Bom escritor não é o que domina a
linguagem e seus meios de difusão, mas o que transmite o discurso com
sensibilidade estética e coração aberto à tolerância. Os sentimentos e emoções
do autor devem brotar das suas palavras, nascendo profundas, quase catárticas,
das suas vivências. Significados e significantes precisam unir-se numa simbiose
que emocione o leitor. No peito de quem escreve é sempre inverno, mesmo quando
as suas palavras aquecem a alma do leitor.
Vivendo e aprendendo! Embora eu não me
apegue a esperanças vãs, talvez um dia eu chegue lá...
Sempre escapa um pouquinho de mim em
cada um dos meus personagens, e isso é inevitável. Como um mosaico de peças
soltas no espaço-tempo, eu vou me dissolvendo nas palavras, vou me (re)conectando
com as moções pulsionais e desejos inconscientes, para tecer esses fios
invisíveis — resquícios do meu self —
nas narrativas que vou construindo. Nada surge do nada! Mas não se iluda com a
primeira impressão: nem tudo que escrevo como realidade pessoal sou eu, e muito
do que você pensa ser ilusão é puramente meu...
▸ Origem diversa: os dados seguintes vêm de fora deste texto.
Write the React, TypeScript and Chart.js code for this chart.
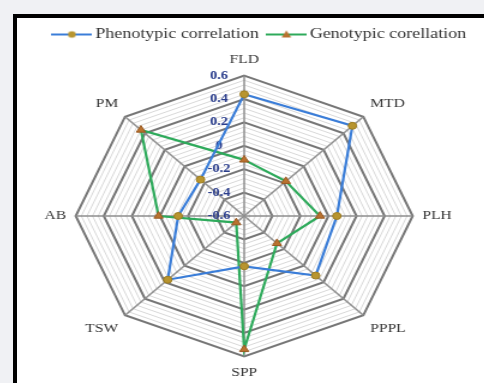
import React, { useEffect, useRef } from 'react';
import { Chart, registerables } from 'chart.js';

Chart.register(...registerables);

const categories = ['FLD', 'MTD', 'PLH', 'PPPL', 'SPP', 'TSW', 'AB', 'PM'];
const phenotypic = [0.44, 0.49, 0.06, 0.12, -0.17, 0.17, -0.13, -0.16];
const genotypic = [-0.12, -0.18, -0.06, -0.27, 0.54, -0.52, 0.01, 0.44];
const seriesNames = ['Phenotypic correlation', 'Genotypic corellation'];
const scaleMin = -0.6;
const scaleMax = 0.6;
const minorStep = 0.04;
const minorPerMajor = 5;
const gridCount = Math.round((scaleMax - scaleMin) / minorStep) + 1;

const BLUE = '#3a7dd8';
const GREEN = '#2eaa5b';
const GOLD = '#b8952f';
const BROWN = '#b9722f';

const isMajor = (v: number) => Math.round((v - scaleMin) / minorStep) % minorPerMajor === 0;
const fmt = (v: number) => {
  const r = Math.round(v * 10) / 10;
  return (Object.is(r, -0) ? 0 : r).toString();
};

function makeIcon(line: string, marker: string, shape: 'circle' | 'triangle') {
  const c = document.createElement('canvas');
  c.width = 34;
  c.height = 12;
  const g = c.getContext('2d')!;
  g.strokeStyle = line;
  g.lineWidth = 2;
  g.beginPath();
  g.moveTo(0, 6);
  g.lineTo(34, 6);
  g.stroke();
  g.fillStyle = marker;
  g.beginPath();
  if (shape === 'circle') {
    g.arc(17, 6, 3.2, 0, Math.PI * 2);
  } else {
    g.moveTo(17, 2);
    g.lineTo(21, 9);
    g.lineTo(13, 9);
    g.closePath();
  }
  g.fill();
  return c;
}

export default function App() {
  const ref = useRef<HTMLCanvasElement | null>(null);

  useEffect(() => {
    if (!ref.current) return;
    const icons = [makeIcon(BLUE, GOLD, 'circle'), makeIcon(GREEN, BROWN, 'triangle')];
    const serif = 'Liberation Serif';
    const chart = new Chart(ref.current, {
      type: 'radar',
      data: {
        labels: categories,
        datasets: [
          {
            label: seriesNames[0],
            data: phenotypic,
            borderColor: BLUE,
            backgroundColor: 'transparent',
            fill: false,
            borderWidth: 2.2,
            pointStyle: 'circle',
            pointRadius: 3.5,
            pointBackgroundColor: GOLD,
            pointBorderColor: '#9c7c22',
            pointBorderWidth: 1,
          },
          {
            label: seriesNames[1],
            data: genotypic,
            borderColor: GREEN,
            backgroundColor: 'transparent',
            fill: false,
            borderWidth: 2.2,
            pointStyle: 'triangle',
            pointRadius: 4.4,
            pointBackgroundColor: BROWN,
            pointBorderColor: '#9a5a22',
            pointBorderWidth: 1,
          },
        ],
      },
      options: {
        responsive: false,
        animation: false,
        layout: { padding: { top: 0, bottom: 0, left: 0, right: 0 } },
        plugins: {
          tooltip: { enabled: false },
          legend: {
            position: 'top',
            align: 'end',
            labels: {
              usePointStyle: true,
              pointStyleWidth: 24,
              padding: 11,
              color: '#333',
              font: { family: serif, size: 15 },
              generateLabels: (ch: any) => {
                const items = (Chart.defaults.plugins.legend.labels as any).generateLabels(ch);
                return items.map((it: any, i: number) => ({ ...it, pointStyle: icons[i] }));
              },
            },
          },
        },
        scales: {
          r: {
            min: scaleMin,
            max: scaleMax,
            ticks: {
              count: gridCount,
              autoSkip: false,
              showLabelBackdrop: false,
              backdropPadding: 0,
              color: '#2a3d8c',
              font: { family: serif, size: 12, weight: 'bold' },
              callback: (v: any) => (isMajor(Number(v)) ? fmt(Number(v)) + '              ' : ''),
            },
            grid: {
              color: (ctx: any) => (isMajor(ctx.tick.value) ? '#767676' : '#d8d8d8'),
              lineWidth: (ctx: any) => (isMajor(ctx.tick.value) ? 2 : 1),
            },
            angleLines: { color: '#8e8e8e', lineWidth: 1.5 },
            pointLabels: {
              color: '#333',
              padding: 2,
              font: { family: serif, size: 13 },
            },
          },
        },
      } as any,
    });
    return () => chart.destroy();
  }, []);

  return (
    <div
      style={{
        position: 'fixed',
        left: 0,
        top: 0,
        width: 484,
        height: 383,
        overflow: 'hidden',
        background: '#f0f1f4',
      }}
    >
      <div
        style={{
          position: 'absolute',
          left: 13,
          top: 14,
          right: 0,
          bottom: 0,
          borderLeft: '4px solid #000',
          borderTop: '4px solid #000',
          background: '#fff',
        }}
      />
      <div
        style={{
          position: 'absolute',
          left: 9,
          top: 16,
          width: 392,
          height: 365,
          transform: 'scaleX(1.2)',
          transformOrigin: '0 0',
        }}
      >
        <canvas ref={ref} width={392} height={365} style={{ display: 'block' }} />
      </div>
    </div>
  );
}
Seja você mesmo um pescador de ilusões!
Ao ler o que escrevo, crie a sua própria narrativa, dando às minhas palavras a
dimensão dos seus próprios sonhos. No instante em que as liberto do seu claustro
de sombras, soltando-as nos ermos do tempo, elas passam a ser do mundo, podendo
ser suas, se você as capturar com os olhos da alma...
Jorge Araken Filho,
apenas um coletor de palavras perdidas nos ermos do tempo.